I made the decision to ban screens on school days. We break our weekly device fast with a movie as a family on Friday night. The girls are allowed one hour of screen time on Saturdays and Sundays. In my experience, this has greatly improved their behavior. I found the more exposure they had to devices, the worse their behavior got.

Cut the Cable

It is easy for the TV to be on constantly. Being exposed to the nightly news can threaten a child’s sense of security and wellbeing, especially when it is fraught with news of mass shootings, murders, and countries threatening each other with nuclear war. Anxiety in children is becoming an epidemic, and it’s no wonder why. I canceled our cable in favor of using streaming programs in which I can control content. It’s been an easy adjustment.

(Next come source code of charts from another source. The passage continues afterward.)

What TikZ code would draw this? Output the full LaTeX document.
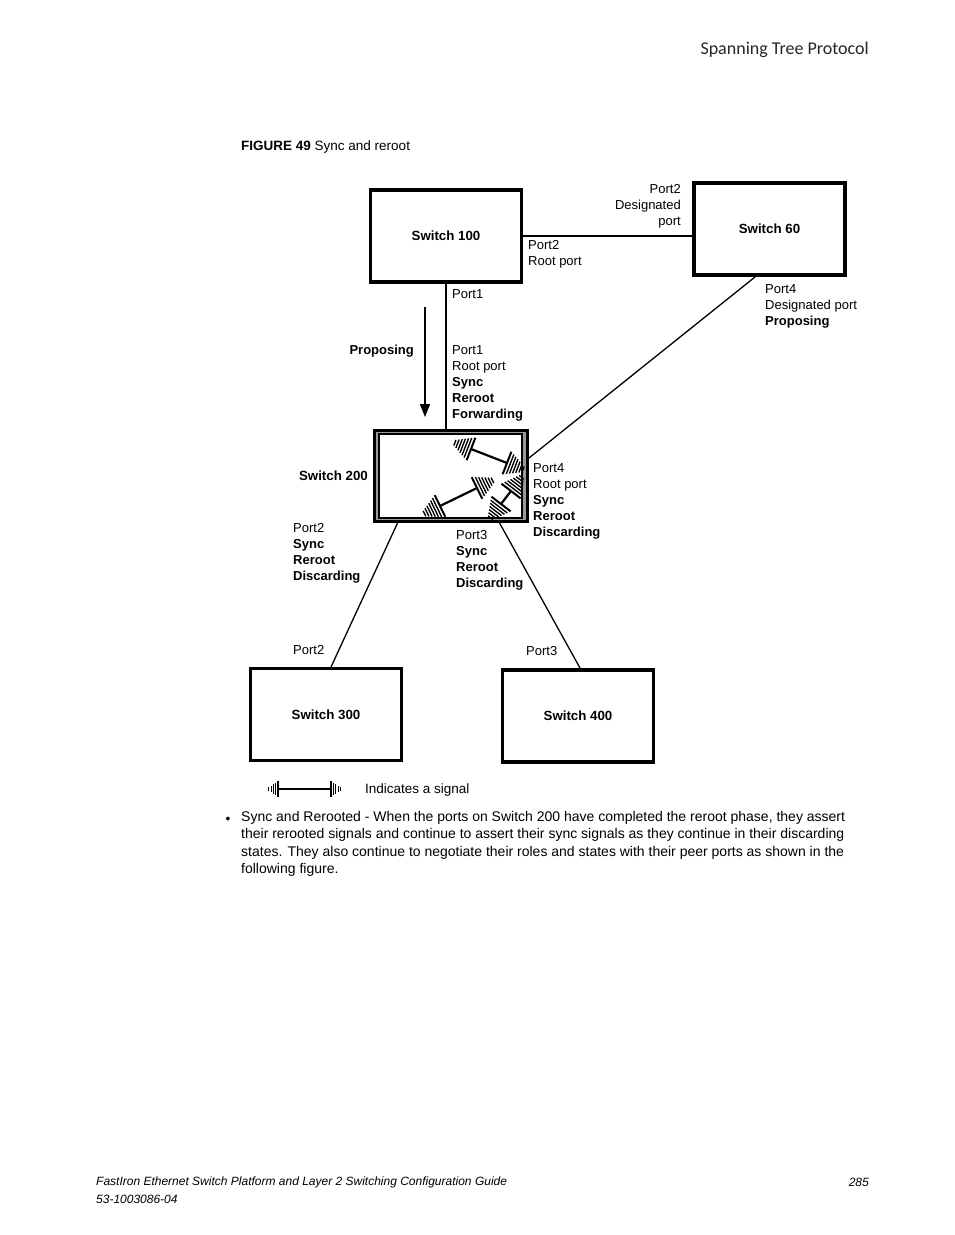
\documentclass[tikz,border=0pt]{standalone}
\usepackage{fontspec}
\setmainfont{Liberation Sans}
\newfontfamily\hdrfont{Carlito}
\usetikzlibrary{arrows.meta,calc}

\tikzset{
  sw/.style={draw, line width=3.5pt, minimum width=151pt, minimum height=92pt, inner sep=0,
    font=\fontsize{13.3}{16}\selectfont\bfseries},
  lbl/.style={font=\fontsize{13}{16}\selectfont, inner sep=0, align=left},
  lblr/.style={font=\fontsize{13}{16}\selectfont, inner sep=0, align=right},
  link/.style={line width=1.3pt},
  body/.style={font=\fontsize{14}{17.5}\selectfont, inner sep=0, align=left},
  pics/sigend/.style={code={
     \draw[line width=2pt] (0,-12) -- (0,12);
     \foreach \d/\h in {3.3/10.5,6.1/9,8.9/7.5,11.7/6,14.5/4.5,17.3/3}{\draw[line width=1.35pt] (\d,-\h) -- (\d,\h);}
  }},
  pics/sigendsmall/.style={code={
     \draw[line width=1.4pt] (0,-8) -- (0,8);
     \foreach \d/\h in {2.6/6,4.8/4.6,7/3.3,9.2/2}{\draw[line width=0.8pt] (\d,-\h) -- (\d,\h);}
  }}
}

\newcommand\sigdraw[4]{%
  \draw[line width=#4] (#1) -- (#2);
  \pgfmathanglebetweenpoints{\pgfpointanchor{#1}{center}}{\pgfpointanchor{#2}{center}}%
  \let\sigang\pgfmathresult
  \path (#2) pic[rotate=\sigang] {#3};
  \path (#1) pic[rotate=\sigang+180] {#3};
}

\begin{document}
\begin{tikzpicture}[x=1pt,y=-1pt]
\fill[white] (0,0) rectangle (954,1235);
\useasboundingbox (0,0) rectangle (954,1235);

% header and caption
\node[anchor=east, inner sep=0, font=\hdrfont\fontsize{18}{22}\selectfont, text=black!85] (hdr) at (869,50) {Spanning Tree Protocol};
\node[anchor=west, inner sep=0, font=\fontsize{13.5}{16}\selectfont] (cap) at (241,147) {\textbf{FIGURE 49} Sync and reroot};

% switches
\node[sw] (s100) at (446,236) {Switch 100};
\node[sw] (s60) at (769.5,229) {Switch 60};
\node[sw] (s300) at (326,714.5) {Switch 300};
\node[sw] (s400) at (578,716) {Switch 400};

% switch 200 (double border)
\node[draw, line width=3pt, fill=black!40, minimum width=153pt, minimum height=91pt, inner sep=0] (s200) at (451,476) {};
\draw[line width=2.5pt, fill=white] ($(s200.south west)+(6,-5)$) rectangle ($(s200.north east)+(-7,5)$);
\node[anchor=east, inner sep=0, font=\fontsize{13.3}{16}\selectfont\bfseries] (s200l) at (368,476) {Switch 200};

% connectors
\draw[link] (s100.east) -- (s100.east -| s60.west);
\draw[link, line width=2pt] (s100.south) -- (s100.south |- s200.north);
\coordinate (p4a) at (529,458);
\coordinate (p4b) at (755,277);
\draw[link] (p4a) -- (p4b);
\coordinate (p2a) at (398,522);
\coordinate (p2b) at (331,667);
\draw[link] (p2a) -- (p2b);
\coordinate (p3a) at (499,522);
\coordinate (p3b) at (580,668);
\draw[link] (p3a) -- (p3b);

% proposing arrow
\coordinate (ar1) at (425,307);
\coordinate (ar2) at (425,417);
\draw[line width=1.3pt, -{Triangle[length=13pt,width=10pt]}] (ar1) -- (ar2);

% labels
\node[lblr, anchor=north east] (l60p2) at (681,184.5) {Port2\\Designated\\port};
\node[lbl, anchor=north west] (l100p2) at (528,240.5) {Port2\\Root port};
\node[lbl, anchor=north west] (l100p1) at (452,289.5) {Port1};
\node[lbl, anchor=east, font=\fontsize{13}{16}\selectfont\bfseries] (lprop) at (414,351) {Proposing};
\node[lbl, anchor=north west] (l200p1) at (452,345.5) {Port1\\Root port\\\textbf{Sync}\\\textbf{Reroot}\\\textbf{Forwarding}};
\node[lbl, anchor=north west] (l200p4) at (533,463.5) {Port4\\Root port\\\textbf{Sync}\\\textbf{Reroot}\\\textbf{Discarding}};
\node[lbl, anchor=north west] (l60p4) at (765,284.5) {Port4\\Designated port\\\textbf{Proposing}};
\node[lbl, anchor=north west] (l200p2) at (293,523.5) {Port2\\\textbf{Sync}\\\textbf{Reroot}\\\textbf{Discarding}};
\node[lbl, anchor=north west] (l200p3) at (456,530.5) {Port3\\\textbf{Sync}\\\textbf{Reroot}\\\textbf{Discarding}};
\node[lbl, anchor=north west] (l300p2) at (293,645.5) {Port2};
\node[lbl, anchor=north west] (l400p3) at (526,646.5) {Port3};

% signals inside switch 200
\coordinate (g1a) at (471,449);
\coordinate (g1b) at (507,463);
\sigdraw{g1a}{g1b}{sigend}{2.2pt}
\coordinate (g2a) at (440,506);
\coordinate (g2b) at (477,488);
\sigdraw{g2a}{g2b}{sigend}{2.2pt}
\coordinate (g3a) at (501,504);
\coordinate (g3b) at (511,491);
\sigdraw{g3a}{g3b}{sigend}{2.2pt}

% legend
\coordinate (lg1) at (278,789);
\coordinate (lg2) at (331,789);
\sigdraw{lg1}{lg2}{sigendsmall}{1.3pt}
\node[anchor=west, inner sep=0, font=\fontsize{13.5}{16}\selectfont] (lgt) at (365,790) {Indicates a signal};

% body text
\node[anchor=center, inner sep=0, font=\fontsize{13.5}{16}\selectfont] (bul) at (228,820) {•};
\node[body, anchor=north west] (btxt) at (241,811) {Sync and Rerooted - When the ports on Switch 200 have completed the reroot phase, they assert\\their rerooted signals and continue to assert their sync signals as they continue in their discarding\\states. They also continue to negotiate their roles and states with their peer ports as shown in the\\following figure.};

% footer
\node[anchor=west, inner sep=0, font=\fontsize{12}{16}\selectfont\itshape] (ft1) at (96,1182) {FastIron Ethernet Switch Platform and Layer 2 Switching Configuration Guide};
\node[anchor=west, inner sep=0, font=\fontsize{12}{16}\selectfont\itshape] (ft2) at (96,1199) {53-1003086-04};
\node[anchor=east, inner sep=0, font=\fontsize{12}{16}\selectfont\itshape] (ft3) at (869,1182) {285};
\end{tikzpicture}
\end{document}
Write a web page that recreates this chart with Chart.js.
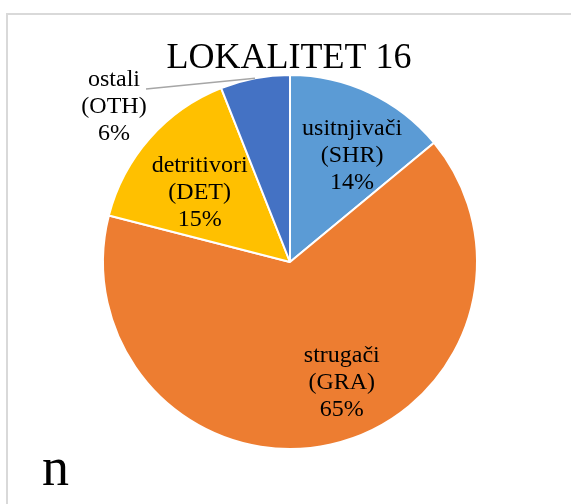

Device-Free Times (Even for Parents)

I have an iPhone, which has a “Do Not Disturb” feature I can set for windows of time every day. I get home at 4:15 PM and my kids go to bed around 8:00 PM. So I have set the Do Not Disturb window for 4:15 - 8:30 PM, and I put my phone in my purse. This insures that they get a parent who is present for them, undistracted, and nothing interrupts my time with them. It models for them that connecting one-on-one with a human is more important than burying your face into a phone and answering every text and email that comes in. Work can wait.


Devices are also avoided at bedtime. I read an article recently about blue light and its effect on circadian rhythms, or our sleep/wake cycles. Most articles I have read suggest that we should avoid using tablets, phones, and computers within an hour of bedtime. I’ve noticed that my kids don’t fall asleep easily after turning off their devices, so this has been a good rule for us.

I don’t think any of my changes are extreme, but in my experience they have led to happier children and stronger family relationships. My girls are still elementary-aged, but hopefully by the time they’re teenagers, I will have modeled appropriate use of technology for long enough that they will use it responsibly and in moderation.